I'd like to use a defaulted three-way comparison operator in a recursive data structure, like this:
struct MyStruct {
int i;
std::vector<MyStruct> v;
std::partial_ordering operator<=>(const MyStruct &a) const = default;
};
// Fails: can't infer comparison result type
static_assert(std::same_as<std::compare_three_way_result_t<MyStruct>,
std::partial_ordering>);
Unfortunately, there seems to be a circular dependency, because the defaulted <=>
operator depends on the comparison categories of integer comparison and std::vector, while the vector comparison category depends on the comparison category if its value_type
, namely MyStruct
. The fact that I've explicitly declared the comparison type to be std::partial_ordering
doesn't seem to help, even though it should.
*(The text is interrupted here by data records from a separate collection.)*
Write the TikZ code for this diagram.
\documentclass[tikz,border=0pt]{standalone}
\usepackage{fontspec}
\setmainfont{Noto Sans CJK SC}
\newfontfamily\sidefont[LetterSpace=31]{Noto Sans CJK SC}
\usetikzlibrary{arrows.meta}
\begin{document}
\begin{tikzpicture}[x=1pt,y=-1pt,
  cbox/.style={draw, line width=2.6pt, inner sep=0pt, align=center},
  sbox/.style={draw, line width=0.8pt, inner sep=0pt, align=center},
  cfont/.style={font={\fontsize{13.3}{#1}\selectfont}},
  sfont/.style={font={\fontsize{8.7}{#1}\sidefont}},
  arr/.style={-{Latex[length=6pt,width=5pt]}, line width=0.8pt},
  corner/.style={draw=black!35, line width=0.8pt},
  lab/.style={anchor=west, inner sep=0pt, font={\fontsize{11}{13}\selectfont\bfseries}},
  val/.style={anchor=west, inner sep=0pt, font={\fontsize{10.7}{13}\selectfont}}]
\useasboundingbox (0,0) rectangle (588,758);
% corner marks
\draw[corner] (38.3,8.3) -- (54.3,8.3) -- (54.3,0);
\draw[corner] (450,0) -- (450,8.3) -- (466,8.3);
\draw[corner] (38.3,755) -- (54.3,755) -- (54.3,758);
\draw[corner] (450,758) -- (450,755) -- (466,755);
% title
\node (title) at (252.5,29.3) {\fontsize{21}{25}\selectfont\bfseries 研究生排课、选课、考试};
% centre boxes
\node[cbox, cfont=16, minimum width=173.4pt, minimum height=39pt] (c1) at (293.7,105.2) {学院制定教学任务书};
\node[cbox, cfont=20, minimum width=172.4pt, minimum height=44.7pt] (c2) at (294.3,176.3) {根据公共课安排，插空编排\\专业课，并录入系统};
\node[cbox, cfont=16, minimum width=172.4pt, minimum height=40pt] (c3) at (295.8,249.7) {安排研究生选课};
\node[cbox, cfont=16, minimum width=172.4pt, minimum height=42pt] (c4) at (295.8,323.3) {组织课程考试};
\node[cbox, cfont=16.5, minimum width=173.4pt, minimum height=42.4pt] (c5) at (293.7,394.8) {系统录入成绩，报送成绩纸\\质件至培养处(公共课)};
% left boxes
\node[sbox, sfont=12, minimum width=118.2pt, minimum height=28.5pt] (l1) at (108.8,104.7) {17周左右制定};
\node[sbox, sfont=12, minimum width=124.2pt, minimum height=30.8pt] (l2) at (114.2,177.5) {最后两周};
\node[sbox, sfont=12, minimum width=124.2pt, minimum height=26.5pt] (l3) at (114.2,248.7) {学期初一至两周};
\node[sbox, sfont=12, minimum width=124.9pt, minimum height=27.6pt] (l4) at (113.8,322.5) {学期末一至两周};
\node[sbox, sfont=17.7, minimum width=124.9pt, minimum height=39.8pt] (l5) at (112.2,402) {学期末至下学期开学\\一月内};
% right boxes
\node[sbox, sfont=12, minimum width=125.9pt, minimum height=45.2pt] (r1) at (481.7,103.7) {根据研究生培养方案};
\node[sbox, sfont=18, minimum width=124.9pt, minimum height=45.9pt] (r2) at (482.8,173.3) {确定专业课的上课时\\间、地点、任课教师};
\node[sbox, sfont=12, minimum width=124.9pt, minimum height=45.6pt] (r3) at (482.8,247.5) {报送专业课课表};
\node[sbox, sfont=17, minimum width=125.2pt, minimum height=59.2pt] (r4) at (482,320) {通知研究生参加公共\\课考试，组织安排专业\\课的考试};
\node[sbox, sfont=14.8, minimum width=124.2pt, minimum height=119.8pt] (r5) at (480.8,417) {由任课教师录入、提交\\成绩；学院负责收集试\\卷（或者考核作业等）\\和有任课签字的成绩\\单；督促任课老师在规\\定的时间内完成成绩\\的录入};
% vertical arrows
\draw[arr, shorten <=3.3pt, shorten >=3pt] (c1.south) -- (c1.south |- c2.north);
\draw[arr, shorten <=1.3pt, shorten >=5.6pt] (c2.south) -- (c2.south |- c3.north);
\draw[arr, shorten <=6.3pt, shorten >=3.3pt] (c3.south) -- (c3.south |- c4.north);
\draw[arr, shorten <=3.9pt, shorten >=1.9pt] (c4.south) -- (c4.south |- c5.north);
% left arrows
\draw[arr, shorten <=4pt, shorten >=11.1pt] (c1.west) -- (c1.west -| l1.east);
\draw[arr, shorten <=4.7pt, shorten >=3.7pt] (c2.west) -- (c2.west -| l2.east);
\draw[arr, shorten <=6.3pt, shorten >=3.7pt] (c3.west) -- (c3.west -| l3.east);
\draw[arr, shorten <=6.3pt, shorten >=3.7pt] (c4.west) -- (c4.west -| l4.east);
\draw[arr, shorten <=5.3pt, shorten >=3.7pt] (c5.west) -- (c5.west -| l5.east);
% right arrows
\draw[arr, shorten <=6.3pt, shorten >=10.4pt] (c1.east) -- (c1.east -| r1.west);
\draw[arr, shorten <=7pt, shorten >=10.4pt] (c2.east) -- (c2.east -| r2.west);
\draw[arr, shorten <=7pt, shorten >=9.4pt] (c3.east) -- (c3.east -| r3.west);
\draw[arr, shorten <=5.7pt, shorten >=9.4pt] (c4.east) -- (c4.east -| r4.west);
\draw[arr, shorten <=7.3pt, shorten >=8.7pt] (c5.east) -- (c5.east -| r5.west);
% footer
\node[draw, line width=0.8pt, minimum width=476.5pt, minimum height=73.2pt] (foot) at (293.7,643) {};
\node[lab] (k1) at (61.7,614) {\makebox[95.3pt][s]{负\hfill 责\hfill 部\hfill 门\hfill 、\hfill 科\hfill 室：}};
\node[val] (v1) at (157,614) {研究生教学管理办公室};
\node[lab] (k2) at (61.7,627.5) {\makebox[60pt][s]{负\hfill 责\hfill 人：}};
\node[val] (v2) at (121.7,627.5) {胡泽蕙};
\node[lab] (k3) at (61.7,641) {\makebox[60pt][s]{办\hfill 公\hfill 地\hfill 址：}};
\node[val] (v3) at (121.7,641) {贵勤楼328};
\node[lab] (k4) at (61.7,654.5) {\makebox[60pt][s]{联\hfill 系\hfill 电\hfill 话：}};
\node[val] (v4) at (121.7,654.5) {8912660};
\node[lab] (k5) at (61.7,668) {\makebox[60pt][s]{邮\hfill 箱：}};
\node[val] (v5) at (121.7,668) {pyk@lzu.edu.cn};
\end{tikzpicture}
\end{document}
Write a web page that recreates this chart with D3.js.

In particular, it does work if I implement the function by hand:
struct MyStruct {
int i;
std::vector<MyStruct> v;
std::partial_ordering operator<=>(const MyStruct &other) const {
if (auto r = i <=> other.i; r != 0)
return r;
return v <=> other.v;
}
};
// OK
static_assert(std::same_as<std::compare_three_way_result_t<MyStruct>,
std::partial_ordering>);
My questions:
Is there any way to short-circuit this problem? The spec prohibits overloading std::compare_three_way_result, but is there some other way to affect vector
or std::lexicographical_compare_three_way
?
Is there any way, using concepts or requires clauses, to detect an incomplete type? As an alternative, I could design my own vector-like container class that just defaults to std::partial_ordering
when the type is incomplete.
If you indeed specify std::partial_ordering
yourself (i.e. without auto
), then you can define the comparison operator outside the class as an inline function. At that point, the class is complete.
struct MyStruct {
int i;
std::vector<MyStruct> v;
std::partial_ordering operator<=>(const MyStruct &) const;
};
inline std::partial_ordering MyStruct::operator<=>(const MyStruct &) const = default;
I'm not sure your original code really is ill-formed either come to think of it (meaning = default;
in the member specification is a complete class context already), unless there's a standard defect I missed.